In his May 13 corporate update, Semple said the company reported Q1/25 mixed results relative to Ventum’s estimates.
“Sales continued to trend below our expectations, as competitive and pricing pressures were more intense than expected. Conversely, we were pleased to see EBITDA outperform due to larger-than-expected cost savings.”
He said Ascend expects Q2/25 results to be about the same as Q1, which matches what others in the industry are seeing. However, that also shows how pricing pressure affects the market since Q2 sales are usually stronger than Q1.
“We remain pleased by the new management team’s plan to improve operating performance and profitability,” he said. “Ascend continues to aim for growth through 10 new store openings and over 150 new branded product SKUs planned for launch in 2025. Management has also implemented $30M of cost-cutting measures.”
Semple said these efforts should boost earnings by the second half of 2025, once the new stores are up and running and the latest products gain traction. He added that Q1 results don’t yet show the full impact of earlier cost cuts and efficiency improvements, since Ascend is still selling off older, higher-cost inventory.
“We expect this to be a tailwind to H2/25 margins and earnings,” he said.
Ascend’s main goals for the year include improving margins and profitability by focusing on more efficient production and higher-margin branded products. The company also plans to grow its retail presence in key markets, with 10 new stores expected in 2025 and more over time. Another priority is achieving consistent, positive cash flow.
“Q1/25 results showed positive internal progress towards these objectives, partly offset by more challenging market conditions,” Semple said.

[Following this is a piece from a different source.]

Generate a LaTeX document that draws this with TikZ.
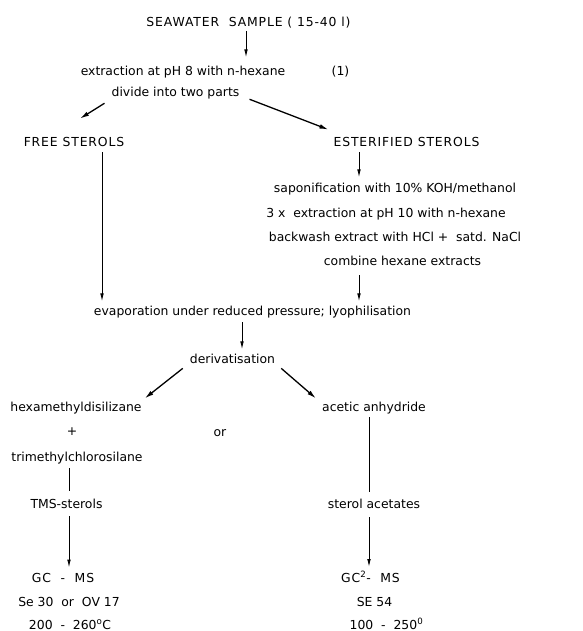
\documentclass[tikz,border=0pt]{standalone}
\usepackage{fontspec}
\setmainfont{DejaVu Sans}
\usetikzlibrary{arrows.meta}
\begin{document}
\begin{tikzpicture}[x=1pt,y=-1pt,
  lbl/.style={anchor=base,inner sep=0pt,font=\fontsize{12.4}{14}\selectfont},
  caps/.style={lbl,font=\fontsize{12.4}{14}\selectfont\addfontfeature{LetterSpace=7}},
  arr/.style={-{Latex[length=8pt,width=3.6pt]},line width=0.9pt},
  diag/.style={-{Latex[length=9pt,width=4.6pt]},line width=1.3pt},
  plain/.style={line width=0.9pt}]
\fill[white] (0,0) rectangle (582,631);
\useasboundingbox (0,0) rectangle (582,631);

% vertical columns used by the straight connectors
\coordinate (cSea) at (246,0);
\coordinate (cFree) at (102,0);
\coordinate (cEst) at (359,0);
\coordinate (cDer) at (242,0);
\coordinate (cL) at (69,0);
\coordinate (cR) at (369,0);

% texts
\node[caps] (sea) at (248.5,27) {SEAWATER\ \ SAMPLE\ ( 15-40 l)};
\node[lbl] (ext) at (183,76) {extraction at pH 8 with n-hexane};
\node[lbl] (ref) at (340.5,76) {(1)};
\node[lbl] (div) at (175.5,97) {divide into two parts};
\node[caps] (free) at (74,147) {FREE STEROLS};
\node[caps] (est) at (406.5,147) {ESTERIFIED STEROLS};
\node[lbl] (sap) at (395,193) {saponification with 10\% KOH/methanol};
\node[lbl] (three) at (386,217) {3 x\ \ extraction at pH 10 with n-hexane};
\node[lbl] (back) at (395,241) {backwash extract with HCl +\ \ satd. NaCl};
\node[lbl] (comb) at (402.5,265) {combine hexane extracts};
\node[lbl] (evap) at (252.5,315) {evaporation under reduced pressure; lyophilisation};
\node[lbl] (der) at (232.5,363) {derivatisation};
\node[lbl] (hexa) at (76,411) {hexamethyldisilizane};
\node[lbl] (plus) at (72,435) {+};
\node[lbl] (or) at (220,436) {or};
\node[lbl] (trim) at (77,461) {trimethylchlorosilane};
\node[lbl] (acet) at (374,411) {acetic anhydride};
\node[lbl] (tms) at (66.5,508) {TMS-sterols};
\node[lbl] (sac) at (374,508) {sterol acetates};
\node[caps] (gc1) at (63,582) {GC\ \ -\ \ MS};
\node[lbl] (se30) at (69,606) {Se 30\ \ or\ \ OV 17};
\node[lbl] (tmp1) at (70,629) {200\ \ -\ \ 260\textsuperscript{o}C};
\node[caps] (gc2) at (370.5,582) {GC\textsuperscript{2}-\ \ MS};
\node[lbl] (se54) at (374.5,606) {SE 54};
\node[lbl] (tmp2) at (386.5,629) {100\ \ -\ \ 250\textsuperscript{0}};

% connectors
\draw[arr,shorten <=2pt,shorten >=9pt] (sea.south -| cSea) -- (ext.north -| cSea);
\draw[diag] ([shift={(-7,3.5)}]div.south west) -- ([shift={(6,-19)}]free.north);
\draw[diag] ([shift={(10,-0.5)}]div.south east) -- ([shift={(-5,-8)}]est.north west);
\draw[arr,shorten <=5pt,shorten >=4pt] (free.south -| cFree) -- (evap.north -| cFree);
\draw[arr,shorten <=5pt,shorten >=6pt] (est.south -| cEst) -- (sap.north -| cEst);
\draw[arr,shorten <=10pt,shorten >=4pt] (comb.south -| cEst) -- (evap.north -| cEst);
\draw[arr,shorten <=4.5pt,shorten >=4pt] (evap.south -| cDer) -- (der.north -| cDer);
\draw[diag] ([shift={(-7,5)}]der.south west) -- ([shift={(3,-3)}]hexa.north east);
\draw[diag] ([shift={(6,5)}]der.south east) -- ([shift={(-6,-3)}]acet.north west);
\draw[plain,shorten <=4.5pt,shorten >=7pt] (trim.south -| cL) -- (tms.north -| cL);
\draw[plain,shorten <=3.5pt,shorten >=6pt] (acet.south -| cR) -- (sac.north -| cR);
\draw[arr,shorten <=8pt,shorten >=5pt] (tms.south -| cL) -- (gc1.north -| cL);
\draw[arr,shorten <=9pt,shorten >=4pt] (sac.south -| cR) -- (gc2.north -| cR);
\end{tikzpicture}
\end{document}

Semple thinks that Ascend Wellnes will generate $106.8-million in Adjusted EBITDA on $521.1-million in revenue in fiscal 2025. He expects those figures to improve to $112.8-million in Adjusted EBITDA on $536.4-million in revenue in fiscal 2026
Ventum is keeping its rating and $2.75 price target, based on a valuation of $2.69 per share, down from $2.98. The lower value reflects weaker financial forecasts, primarily due to more challenging market conditions.
“We believe Ascend is an attractive investment opportunity in US cannabis, with the company possessing a balance between quality (e.g., relatively under-levered balance sheet, relatively robust operating performance, high-quality limited-license markets) and torque to upside from state and federal catalysts,” Semple said.
Disclosure: Cantech Letter’s Nick Waddell owns shares of Ascend.